Ca tombe bien, je suis en train de relire Persuasion, mon préféré de Jane Austen avec Orgueil et Préjugés.... Et je regrette de ne pas avoir connu le Jardin clos de Diptyque, au vu de ce que vous en dites ! Pour moi aussi, le printemps est ma saison préférée. Dans ma rue de banlieue parisienne, il y a des pruniers du Japon de chaque côté et de voir leurs pompons roses pâles se détacher sur le ciel bleu azur cette semaine me rendait plus légère : ma ville était moins laide d'un seul coup. Le fond de l'air encore frais nous vivifie, on a l'impression alors que l'on a vécu la moitié de sa vie de redevenir un adolescent, là où tout était encore possible... C'est pour cela que j'aime remettre Chamade à cette période, parce que j'ai l'impression que mon coeur s'est remis à battre.

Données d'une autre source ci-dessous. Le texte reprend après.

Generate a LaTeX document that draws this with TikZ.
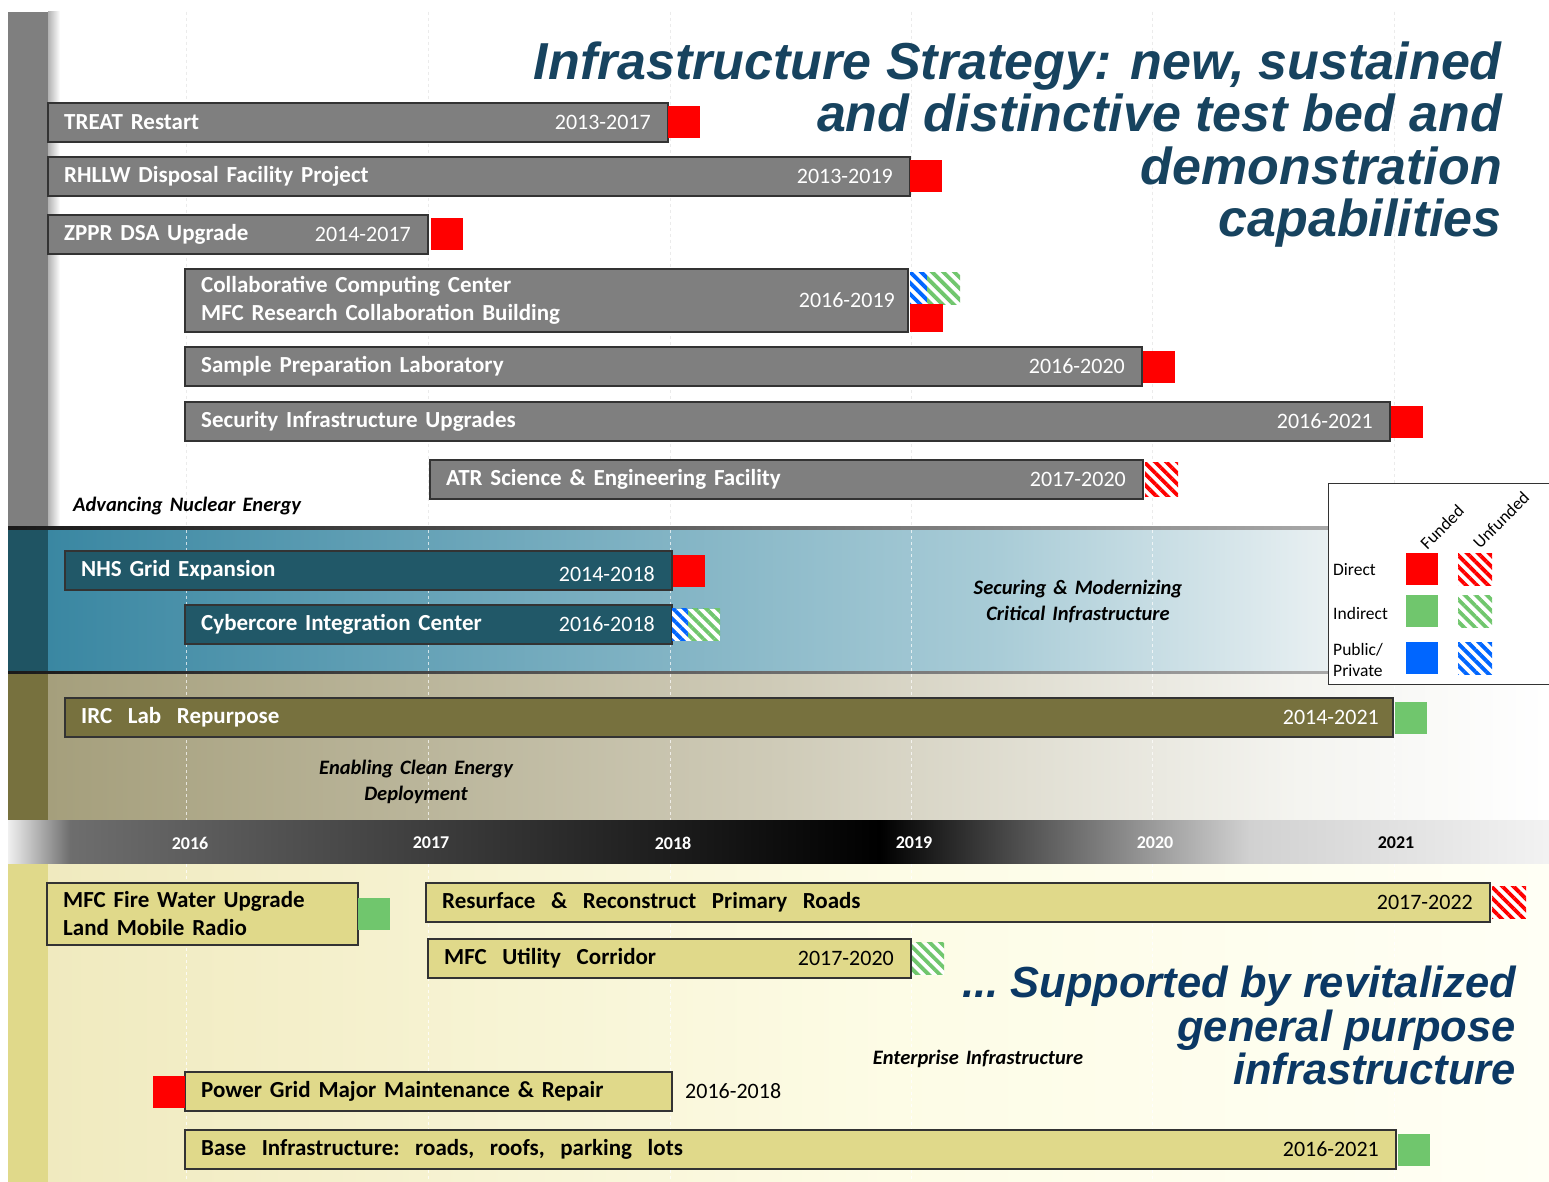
\documentclass[tikz,border=0pt]{standalone}
\usepackage{fontspec}
\setmainfont[WordSpace=1.5]{Carlito}
\newfontfamily\headfont{Liberation Sans}
\usepackage{xcolor,tikz}
\usetikzlibrary{patterns.meta,positioning,calc}

\definecolor{barGrey}{HTML}{7F7F7F}
\definecolor{barTeal}{HTML}{215868}
\definecolor{barOlive}{HTML}{77713E}
\definecolor{barKhaki}{HTML}{E0D98A}
\definecolor{fundRed}{HTML}{FF0000}
\definecolor{fundGreen}{HTML}{70C66D}
\definecolor{fundBlue}{HTML}{0066FF}
\definecolor{headBlue}{HTML}{17435F}
\definecolor{footBlue}{HTML}{0B3864}
\definecolor{tealA}{HTML}{3A87A2}
\definecolor{tealB}{HTML}{A9CCD7}
\definecolor{tealC}{HTML}{E9F0F2}
\definecolor{oliveA}{HTML}{A59F7C}
\definecolor{oliveB}{HTML}{CFCBB8}
\definecolor{oliveC}{HTML}{F4F4F0}
\definecolor{sandA}{HTML}{F0EABF}
\definecolor{sandB}{HTML}{FDFCE6}
\definecolor{sandC}{HTML}{FFFFF5}

\begin{document}
\begin{tikzpicture}[x=1pt,y=-1pt,
  bar/.style={draw=black!80,line width=1.1pt,minimum height=39pt,inner sep=0pt,outer sep=0pt,anchor=north west},
  greybar/.style={bar,fill=barGrey},
  tealbar/.style={bar,fill=barTeal},
  olivebar/.style={bar,fill=barOlive},
  khakibar/.style={bar,fill=barKhaki},
  barlbl/.style={font=\bfseries\fontsize{23}{28}\selectfont,text=white,align=left,anchor=west,inner sep=0pt,xshift=16pt},
  baryr/.style={font=\fontsize{22}{24}\selectfont,text=white,anchor=east,inner sep=0pt,xshift=-17pt},
  fundbox/.style={minimum width=32pt,minimum height=32pt,inner sep=0pt,outer sep=0pt},
  directf/.style={fundbox,fill=fundRed},
  indirectf/.style={fundbox,fill=fundGreen},
  publicf/.style={fundbox,fill=fundBlue},
  hatch/.style={fundbox,preaction={fill=white},pattern={Lines[angle=-45,distance=7.8pt,line width=3.8pt]}},
  directu/.style={hatch,pattern color=fundRed},
  indirectu/.style={hatch,pattern color=fundGreen},
  publicu/.style={hatch,pattern color=fundBlue},
  section/.style={font=\bfseries\itshape\fontsize{20.5}{26}\selectfont,align=center,inner sep=0pt},
  yearlbl/.style={font=\bfseries\fontsize{18}{20}\selectfont,text=white,inner sep=0pt},
  legendlbl/.style={font=\fontsize{17.5}{21}\selectfont,align=left,anchor=west,inner sep=0pt}]

\useasboundingbox (0,0) rectangle (1549,1182);
\clip (0,0) rectangle (1549,1182);
\fill[white] (0,0) rectangle (1549,1182);

% --- bands ---
\fill[barGrey] (8,12) rectangle (48,527);
\shade[left color=black!30,right color=white] (48,12) rectangle (60,527);

\shade[left color=tealA,right color=tealB] (48,528) rectangle (1000,672);
\shade[left color=tealB,right color=tealC] (1000,528) rectangle (1330,672);
\shade[left color=tealC,right color=white] (1330,528) rectangle (1549,672);
\fill[barTeal!95!black] (8,528) rectangle (48,672);
\shade[left color=black!90,right color=black!25] (8,526.5) rectangle (1549,529.5);
\shade[left color=black!90,right color=black!25] (8,671) rectangle (1549,674);

\shade[left color=oliveA,right color=oliveB] (48,674) rectangle (780,820);
\shade[left color=oliveB,right color=oliveC] (780,674) rectangle (1300,820);
\shade[left color=oliveC,right color=white] (1300,674) rectangle (1549,820);
\fill[barOlive] (8,674) rectangle (48,820);

\shade[left color=black!6,right color=black!57] (8,820) rectangle (70,864);
\shade[left color=black!57,right color=black] (70,820) rectangle (880,864);
\shade[left color=black,right color=black!18] (880,820) rectangle (1250,864);
\shade[left color=black!18,right color=black!5] (1250,820) rectangle (1549,864);

\shade[left color=sandA,right color=sandB] (48,864) rectangle (900,1182);
\shade[left color=sandB,right color=sandC] (900,864) rectangle (1549,1182);
\fill[barKhaki] (8,864) rectangle (48,1182);

% year lines
\foreach \x in {186,428,670,911,1152,1394} {
  \draw[black!8,dashed] (\x,12) -- (\x,526);
  \draw[white,opacity=.7,dashed] (\x,530) -- (\x,820);
  \draw[white,opacity=.8,dashed] (\x,864) -- (\x,1182);
}

% timeline
\foreach \x/\yr in {190/2016,431/2017,673/2018,914/2019,1155/2020}
  \node[yearlbl] (yr\yr) at (\x,843) {\yr};
\node[yearlbl,text=black] (yr2021) at (1396,843) {2021};

% --- nuclear energy ---
\node[greybar,minimum width=620] (treat) at (48,103) {};
\node[barlbl] (treat-l) at (treat.west) {TREAT Restart};
\node[baryr] (treat-y) at (treat.east) {2013-2017};
\node[directf,right=0pt of treat] (treat-f) {};

\node[greybar,minimum width=862] (rhllw) at (48,157) {};
\node[barlbl] (rhllw-l) at (rhllw.west) {RHLLW Disposal Facility Project};
\node[baryr] (rhllw-y) at (rhllw.east) {2013-2019};
\node[directf,right=0pt of rhllw] (rhllw-f) {};

\node[greybar,minimum width=380] (zppr) at (48,215) {};
\node[barlbl] (zppr-l) at (zppr.west) {ZPPR DSA Upgrade};
\node[baryr] (zppr-y) at (zppr.east) {2014-2017};
\node[directf,right=3pt of zppr] (zppr-f) {};

\node[greybar,minimum width=723,minimum height=63] (ccc) at (185,269) {};
\node[barlbl] (ccc-l) at (ccc.west) {Collaborative Computing Center\\MFC Research Collaboration Building};
\node[baryr,xshift=4pt] (ccc-y) at (ccc.east) {2016-2019};
\node[publicu,anchor=north west] (ccc-p) at (910,272) {};
\node[indirectu,anchor=north west,minimum width=33] (ccc-i) at (927,272) {};
\node[directf,anchor=north west,minimum width=33,minimum height=28] (ccc-f) at (910,304) {};

\node[greybar,minimum width=957] (spl) at (185,347) {};
\node[barlbl] (spl-l) at (spl.west) {Sample Preparation Laboratory};
\node[baryr] (spl-y) at (spl.east) {2016-2020};
\node[directf,right=1pt of spl] (spl-f) {};

\node[greybar,minimum width=1205] (siu) at (185,402) {};
\node[barlbl] (siu-l) at (siu.west) {Security Infrastructure Upgrades};
\node[baryr] (siu-y) at (siu.east) {2016-2021};
\node[directf,right=1pt of siu] (siu-f) {};

\node[greybar,minimum width=713] (atr) at (430,460) {};
\node[barlbl] (atr-l) at (atr.west) {ATR Science \& Engineering Facility};
\node[baryr] (atr-y) at (atr.east) {2017-2020};
\node[directu,right=2pt of atr,minimum width=33,minimum height=34] (atr-f) {};

\node[section,anchor=west] (nuclear) at (73,506) {Advancing Nuclear Energy};

% --- critical infrastructure ---
\node[tealbar,minimum width=607] (nhs) at (65,551) {};
\node[barlbl] (nhs-l) at (nhs.west) {NHS Grid Expansion};
\node[baryr,yshift=-4pt] (nhs-y) at (nhs.east) {2014-2018};
\node[directf,right=1pt of nhs] (nhs-f) {};

\node[tealbar,minimum width=487] (cyber) at (185,605) {};
\node[barlbl] (cyber-l) at (cyber.west) {Cybercore Integration Center};
\node[baryr] (cyber-y) at (cyber.east) {2016-2018};
\node[publicu,right=0pt of cyber] (cyber-p) {};
\node[indirectu,anchor=west] (cyber-i) at ($(cyber.east)+(16,0)$) {};

\node[section] (securing) at (1078,601) {Securing \& Modernizing\\Critical Infrastructure};

% --- clean energy ---
\node[olivebar,minimum width=1328] (irc) at (65,698) {};
\node[barlbl] (irc-l) at (irc.west) {IRC\ \ Lab\ \ Repurpose};
\node[baryr,xshift=3pt] (irc-y) at (irc.east) {2014-2021};
\node[indirectf,right=2pt of irc] (irc-f) {};

\node[section] (clean) at (416,782) {Enabling Clean Energy\\Deployment};

% --- enterprise infrastructure ---
\node[khakibar,minimum width=311,minimum height=62] (fire) at (47,883) {};
\node[barlbl,text=black] (fire-l) at (fire.west) {MFC Fire Water Upgrade\\Land Mobile Radio};
\node[indirectf,right=0pt of fire] (fire-f) {};

\node[khakibar,minimum width=1064] (roads) at (426,883) {};
\node[barlbl,text=black] (roads-l) at (roads.west) {Resurface\ \ \&\ \ Reconstruct\ \ Primary\ \ Roads};
\node[baryr,text=black] (roads-y) at (roads.east) {2017-2022};
\node[directu,right=2pt of roads,minimum width=34] (roads-f) {};

\node[khakibar,minimum width=483] (util) at (428,939) {};
\node[barlbl,text=black] (util-l) at (util.west) {MFC\ \ Utility\ \ Corridor};
\node[baryr,text=black] (util-y) at (util.east) {2017-2020};
\node[indirectu,right=1pt of util] (util-f) {};

\node[khakibar,minimum width=487] (grid) at (185,1072) {};
\node[barlbl,text=black] (grid-l) at (grid.west) {Power Grid Major Maintenance \& Repair};
\node[baryr,text=black,anchor=west,xshift=30pt] (grid-y) at (grid.east) {2016-2018};
\node[directf,left=0pt of grid] (grid-f) {};

\node[khakibar,minimum width=1211] (base) at (185,1130) {};
\node[barlbl,text=black] (base-l) at (base.west) {Base\ \ Infrastructure:\ \ roads,\ \ roofs,\ \ parking\ \ lots};
\node[baryr,text=black] (base-y) at (base.east) {2016-2021};
\node[indirectf,right=2pt of base] (base-f) {};

\node[section] (enterprise) at (978,1059) {Enterprise Infrastructure};

% --- headings ---
\node[anchor=north east,align=right,inner sep=0pt,text=headBlue,
  font=\headfont\bfseries\itshape\fontsize{52}{52.5}\selectfont] (head) at (1502,41.5)
  {Infrastructure Strategy: new, sustained\\and distinctive test bed and\\demonstration\\capabilities};
\node[anchor=north east,align=right,inner sep=0pt,text=footBlue,
  font=\headfont\bfseries\itshape\fontsize{43.5}{43.5}\selectfont] (foot) at (1516,966)
  {...\ Supported by revitalized\\general purpose\\infrastructure};

% --- legend ---
\draw[black!80,fill=white,line width=1pt] (1328,483) rectangle (1560,684);
\node[legendlbl,rotate=45,anchor=center] (funded) at (1442,527) {Funded};
\node[legendlbl,rotate=45,anchor=center] (unfunded) at (1501,520) {Unfunded};
\node[legendlbl] (direct) at (1333,570) {Direct};
\node[legendlbl] (indirect) at (1333,613) {Indirect};
\node[legendlbl] (public) at (1333,659.5) {Public/\\Private};
\node[directf,anchor=north west] (key-df) at (1406,553) {};
\node[directu,anchor=north west,minimum width=34] (key-du) at (1458,553) {};
\node[indirectf,anchor=north west] (key-if) at (1406,595) {};
\node[indirectu,anchor=north west,minimum width=34] (key-iu) at (1458,595) {};
\node[publicf,anchor=north west] (key-pf) at (1406,642) {};
\node[publicu,anchor=north west,minimum width=34] (key-pu) at (1458,642) {};
\end{tikzpicture}
\end{document}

RépondreSupprimerAu printemps j'associe Diorissimo et sa débauche de muguet, la première eau de toilette que mon Papa m'a offerte. J'associe aussi Diorella, du temps où il avait une âme (le pauvre Edmond Roudniska doit se retourner dans sa tombe si il voit ce qu'on a fait à ses parfums...). J'avoue être une grande fan du grand Edmond, entre Femme, le Parfum de Thérèse, Diorissimo et Diorella.
Je ne mets pas l'Air du temps mais j'ai une affection particulière pour ce parfum. C'était celui de mon ancienne chef. Pour aller à son bureau, on devait emprunter un long couloir, et l'Air du temps nous précédait. Du coup, les "avoines" qu'on pouvait avoir passaient mieux...
Pauvre Edmond, oui! Lui qui détestait la parfumerie au relents alimentaires en plus! Je crois que s'il voit notre époque, il doit pleurer. Diorissimo, je ne peux pas, je n'aime vraiment pas le muguet, mais il parait qu'une des versions est encore joli. Ça et Eau Sauvage qui n'est pas encore massacrée, c'est tout ce qui reste de fréquentable chez Dior, hélas. Pour le reste, passons notre chemin.